Er hatte nur Lieblingsrollen

Willi Schneider verlässt den Rheinbacher Landsturm - aber er lässt sich ein Hintertürchen offen - Das Publikum wird seine tragende Gesangsstimme vermissen

Rheinbach. Ein Bild, wie es seine Klienten und Freunde seit Jahrzehnten kennen: Willi Schneider sitzt hinter seinem großen Schreibtisch, kramt zwischen Steuererklärungen, Testament und Tagespost auf der Suche nach einem Umschlag mit alten Fotos - und lacht sich eins, dass der ganze Mann wackelt.

"Joh, wo öss dat dann?! Jrad hatt ich et doch noch! Dat jitt et doch nett, dat mät mich ävve jetz beklopp!", kommt es ihm zwischendurch über die Lippen.
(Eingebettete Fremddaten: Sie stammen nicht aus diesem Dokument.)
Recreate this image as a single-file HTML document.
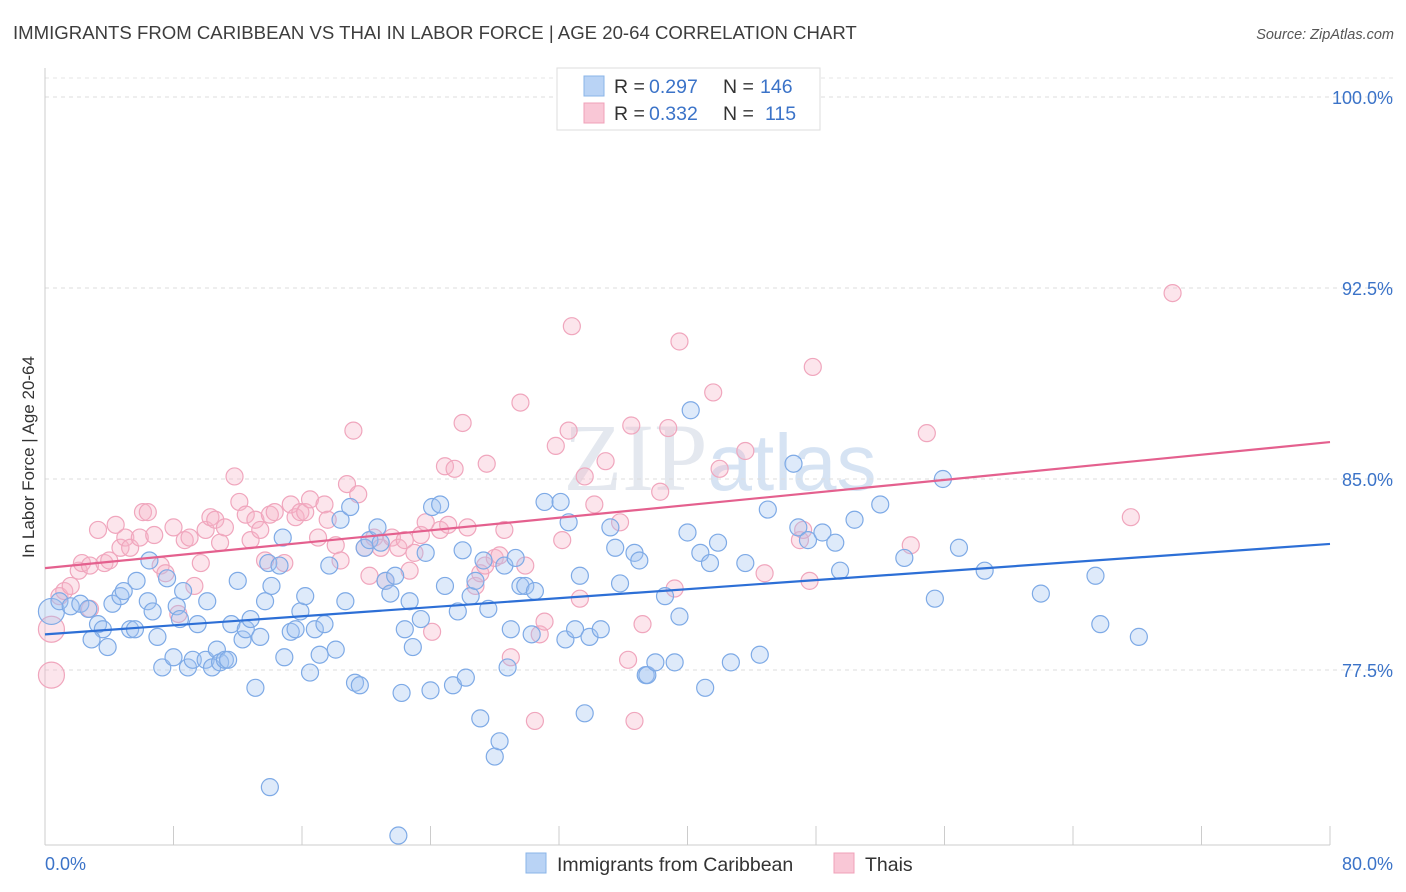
<!DOCTYPE html>
<html><head><meta charset="utf-8"><style>
body{margin:0;background:#fff;font-family:"Liberation Sans",sans-serif}
svg{display:block}
</style></head><body>
<svg id="chart" width="1406" height="892" xmlns="http://www.w3.org/2000/svg">
<text x="13" y="39" font-size="18.6" fill="#3d3d3d">IMMIGRANTS FROM CARIBBEAN VS THAI IN LABOR FORCE | AGE 20-64 CORRELATION CHART</text>
<text x="1394" y="39" font-size="14.5" fill="#555" font-style="italic" text-anchor="end">Source: ZipAtlas.com</text>
<text x="720" y="490" font-size="96" fill="#e4e8ef" text-anchor="middle" font-family="Liberation Serif,serif">ZIP<tspan fill="#d6e3f3" font-family="Liberation Sans,sans-serif" font-size="80">atlas</tspan></text>
<g id="grid"></g>
<g id="axes"></g>
<g id="points"></g>
<g id="trends"></g>
<text transform="translate(34,457) rotate(-90)" font-size="17" fill="#333" text-anchor="middle">In Labor Force | Age 20-64</text>
<text x="45" y="870" font-size="18" fill="#3b73c8">0.0%</text>
<text x="1393" y="870" font-size="18" fill="#3b73c8" text-anchor="end">80.0%</text>
<g>
<rect x="557" y="68" width="263" height="62" fill="#fff" stroke="#ddd"/>
<rect x="584" y="76" width="20" height="20" fill="#b9d3f5" stroke="#8ab4e8"/>
<rect x="584" y="103" width="20" height="20" fill="#f9c7d6" stroke="#f0a0b8"/>
<text y="93" font-size="19.5" fill="#333"><tspan x="614">R =</tspan><tspan x="649" fill="#3b73c8">0.297</tspan><tspan x="723">N =</tspan><tspan x="760" fill="#3b73c8">146</tspan></text>
<text y="120" font-size="19.5" fill="#333"><tspan x="614">R =</tspan><tspan x="649" fill="#3b73c8">0.332</tspan><tspan x="723">N =</tspan><tspan x="765" fill="#3b73c8">115</tspan></text>
</g>
<g>
<rect x="526" y="853" width="20" height="20" fill="#b9d3f5" stroke="#8ab4e8"/>
<text x="557" y="871" font-size="19.5" fill="#333">Immigrants from Caribbean</text>
<rect x="834" y="853" width="20" height="20" fill="#f9c7d6" stroke="#f0a0b8"/>
<text x="865" y="871" font-size="19.5" fill="#333">Thais</text>
</g>
</svg>
<script>
const yTicks=[100,92.5,85,77.5];
const yTickLabels=["100.0%","92.5%","85.0%","77.5%"];
const xTicks=[0,8,16,24,32,40,48,56,64,72,80];
const blueX=[0.4,0.9,1.6,2.2,2.7,3.3,3.6,2.9,3.9,4.2,4.7,4.9,5.3,5.6,5.7,6.4,6.7,7.0,7.3,7.6,8.0,8.2,8.4,8.6,8.9,9.2,9.5,10.0,10.1,10.4,10.7,10.9,11.2,11.4,11.6,12.0,12.3,12.5,12.8,13.1,13.4,13.7,13.9,14.1,14.6,14.8,14.9,15.3,15.6,15.9,16.2,16.5,16.8,17.1,17.4,17.7,18.1,18.4,18.7,19.0,19.3,19.6,19.9,20.2,20.7,20.9,21.2,21.5,21.8,22.2,22.4,22.7,22.9,23.4,23.7,24.0,24.1,24.6,24.9,25.4,25.7,26.0,26.2,26.5,26.8,27.1,27.3,27.6,28.0,28.3,28.6,28.8,29.0,29.3,29.6,29.9,30.3,30.5,31.1,32.1,32.4,32.6,33.0,33.3,33.6,33.9,34.6,35.2,35.5,35.8,36.7,37.0,37.4,37.5,38.0,38.6,39.2,39.5,40.0,40.2,40.8,41.1,41.4,41.9,42.7,43.6,44.5,45.0,46.6,46.9,47.5,48.4,49.2,49.5,50.4,52.0,53.5,55.4,55.9,56.9,58.5,62.0,65.4,65.7,68.1,14.0,22.0,6.5];
const blueY=[79.8,80.2,80.0,80.1,79.9,79.3,79.1,78.7,78.4,80.1,80.4,80.6,79.1,79.1,81.0,80.2,79.8,78.8,77.6,81.1,78.0,80.0,79.5,80.6,77.6,77.9,79.3,77.9,80.2,77.6,78.3,77.8,77.9,77.9,79.3,81.0,78.7,79.1,79.5,76.8,78.8,80.2,81.7,80.8,81.6,82.7,78.0,79.0,79.1,79.8,80.4,77.4,79.1,78.1,79.3,81.6,78.3,83.4,80.2,83.9,77.0,76.9,82.3,82.6,83.1,82.5,81.0,80.5,81.2,76.6,79.1,80.2,78.4,79.5,82.1,76.7,83.9,84.0,80.8,76.9,79.8,82.2,77.2,80.4,81.0,75.6,81.8,79.9,74.1,74.7,81.6,77.6,79.1,81.9,80.8,80.8,78.9,80.6,84.1,84.1,78.7,83.3,79.1,81.2,75.8,78.8,79.1,83.1,82.3,80.9,82.1,81.8,77.3,77.3,77.8,80.4,77.8,79.6,82.9,87.7,82.1,76.8,81.7,82.5,77.8,81.7,78.1,83.8,85.6,83.1,82.6,82.9,82.5,81.4,83.4,84.0,81.9,80.3,85.0,82.3,81.4,80.5,81.2,79.3,78.8,72.9,71.0,81.8];
const pinkX=[0.4,0.4,0.9,1.2,1.6,2.1,2.3,2.8,2.8,3.3,3.7,4.0,4.4,4.7,5.0,5.3,5.9,6.1,6.4,6.8,7.2,7.5,8.0,8.3,8.7,9.0,9.3,9.7,10.0,10.3,10.6,10.9,11.2,11.8,12.1,12.5,12.8,13.1,13.4,13.7,14.0,14.3,14.9,15.3,15.6,15.9,16.2,16.5,17.0,17.4,17.6,18.1,18.4,18.8,19.2,19.5,19.9,20.2,20.5,20.9,21.2,21.6,22.0,22.4,22.7,23.0,23.4,23.7,24.1,24.6,24.9,25.1,25.5,26.0,26.3,26.8,27.1,27.4,27.5,28.0,28.3,28.6,29.0,29.6,29.9,30.5,30.8,31.1,31.8,32.2,32.6,32.8,33.3,33.6,34.2,34.9,35.8,36.3,36.5,36.7,37.2,38.3,38.8,39.2,39.5,41.6,42.0,43.6,44.8,47.0,47.2,47.6,47.8,53.9,54.9,67.6,70.2];
const pinkY=[77.3,79.1,80.4,80.6,80.8,81.4,81.7,81.6,79.9,83.0,81.7,81.8,83.2,82.3,82.7,82.3,82.7,83.7,83.7,82.8,81.6,81.3,83.1,79.7,82.6,82.7,80.8,81.7,83.0,83.5,83.4,82.5,83.1,85.1,84.1,83.6,82.6,83.4,83.0,81.8,83.6,83.7,81.7,84.0,83.5,83.7,83.7,84.2,82.7,84.0,83.4,82.4,81.8,84.8,86.9,84.4,82.3,81.2,82.7,82.3,81.0,82.7,82.3,82.6,81.4,82.1,82.8,83.3,79.0,83.0,85.5,83.2,85.4,87.2,83.1,80.8,81.3,81.6,85.6,81.9,82.0,83.0,78.0,88.0,81.6,75.5,78.9,79.4,86.3,82.6,86.9,91.0,80.3,85.1,84.0,85.7,83.3,77.9,87.1,75.5,79.3,84.5,87.0,80.7,90.4,88.4,85.4,86.1,81.3,82.6,83.0,81.0,89.4,82.4,86.8,83.5,92.3];
const blueTrend=[78.9,82.45];
const pinkTrend=[81.5,86.45];
const NS="http://www.w3.org/2000/svg";
const X0=45,X1=1330;
function xs(v){return X0+(v/80)*(X1-X0);}
function ys(v){return 670-(v-77.5)*(191/7.5);}
function mk(t,a){const e=document.createElementNS(NS,t);for(const k in a)e.setAttribute(k,a[k]);return e;}
const grid=document.getElementById('grid');
yTicks.forEach((t,i)=>{
 const l=mk('line',{x1:X0,x2:1393,y1:ys(t),y2:ys(t),stroke:'#ddd','stroke-dasharray':'4,4'});
 
 
 grid.appendChild(l);
 const tx=mk('text',{x:1393,y:ys(t)+7,'font-size':18,fill:'#3b73c8','text-anchor':'end'});
 tx.textContent=yTickLabels[i];
 
 
 grid.appendChild(tx);
});
const topLine=mk('line',{x1:X0,x2:1393,y1:78,y2:78,stroke:'#e4e4e4','stroke-dasharray':'4,4'});


grid.appendChild(topLine);
const axes=document.getElementById('axes');
const yAxisLine=mk('line',{x1:X0,x2:X0,y1:68,y2:845,stroke:'#ccc'});


axes.appendChild(yAxisLine);
const xAxisLine=mk('line',{x1:X0,x2:X1,y1:845,y2:845,stroke:'#ccc'});


axes.appendChild(xAxisLine);
xTicks.forEach(t=>{
 const l=mk('line',{x1:xs(t),x2:xs(t),y1:826,y2:845,stroke:'#ccc'});
 
 
 axes.appendChild(l);
});
const pts=document.getElementById('points');
function drawSeries(xv,yv,fill,stroke,name){
 xv.forEach((x,i)=>{
  const big=(x<0.5);
  const c=mk('circle',{cx:xs(x),cy:ys(yv[i]),r:big?13:8.5,fill:fill,stroke:stroke,'stroke-width':1.2});
  
  
  pts.appendChild(c);
 });
}
drawSeries(pinkX,pinkY,'rgba(246,180,200,0.35)','#f0a6bd','thais-point');
drawSeries(blueX,blueY,'rgba(160,196,240,0.35)','#7eaae6','caribbean-point');
const tr=document.getElementById('trends');
const bl=mk('line',{x1:xs(0),y1:ys(blueTrend[0]),x2:xs(80),y2:ys(blueTrend[1]),stroke:'#2d6fd6','stroke-width':2.2});


tr.appendChild(bl);
const pl=mk('line',{x1:xs(0),y1:ys(pinkTrend[0]),x2:xs(80),y2:ys(pinkTrend[1]),stroke:'#e4608e','stroke-width':2.2});


tr.appendChild(pl);
</script>
</body></html>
Was er zeigen wollte: Fotos des "ganz alten Landsturms". Denn zu dieser Truppe gehört der selbstständige Steuerberater als Gründungsmitglied seit den Anfängen "vor mindestens 40 Jahren" oder so, niemand weiß das mehr genau.

Jetzt soll damit Schluss sein, Willi Schneider nimmt seinen Abschied als Bühnenaktiver von der Truppe, aus gesundheitlichen ebenso wie aus Altersgründen. "Wir waren uns immer einig, dass jeder mit 80 Jahren aufhört", sagt Schneider, der diese Landsturm-Altersgrenze jetzt erreicht hat.

Vorbei die Zeiten, als seine mächtige Stimme "Ohne Krimi geht die Mimi nie ins Bett" oder "Kein Schwein ruft mich an" erklang. Die Lagerlieder, die Schneider im neuen Programm rund um das Thema "Cämping" als Indianer und Pfadfinder singen wird wie "Hell zu den Hügeln empor" und ein "Abschiedslied, bei dem der ein oder andere rührselig wird", sollen das Ende seiner aktiven Landsturm-Laufbahn markieren.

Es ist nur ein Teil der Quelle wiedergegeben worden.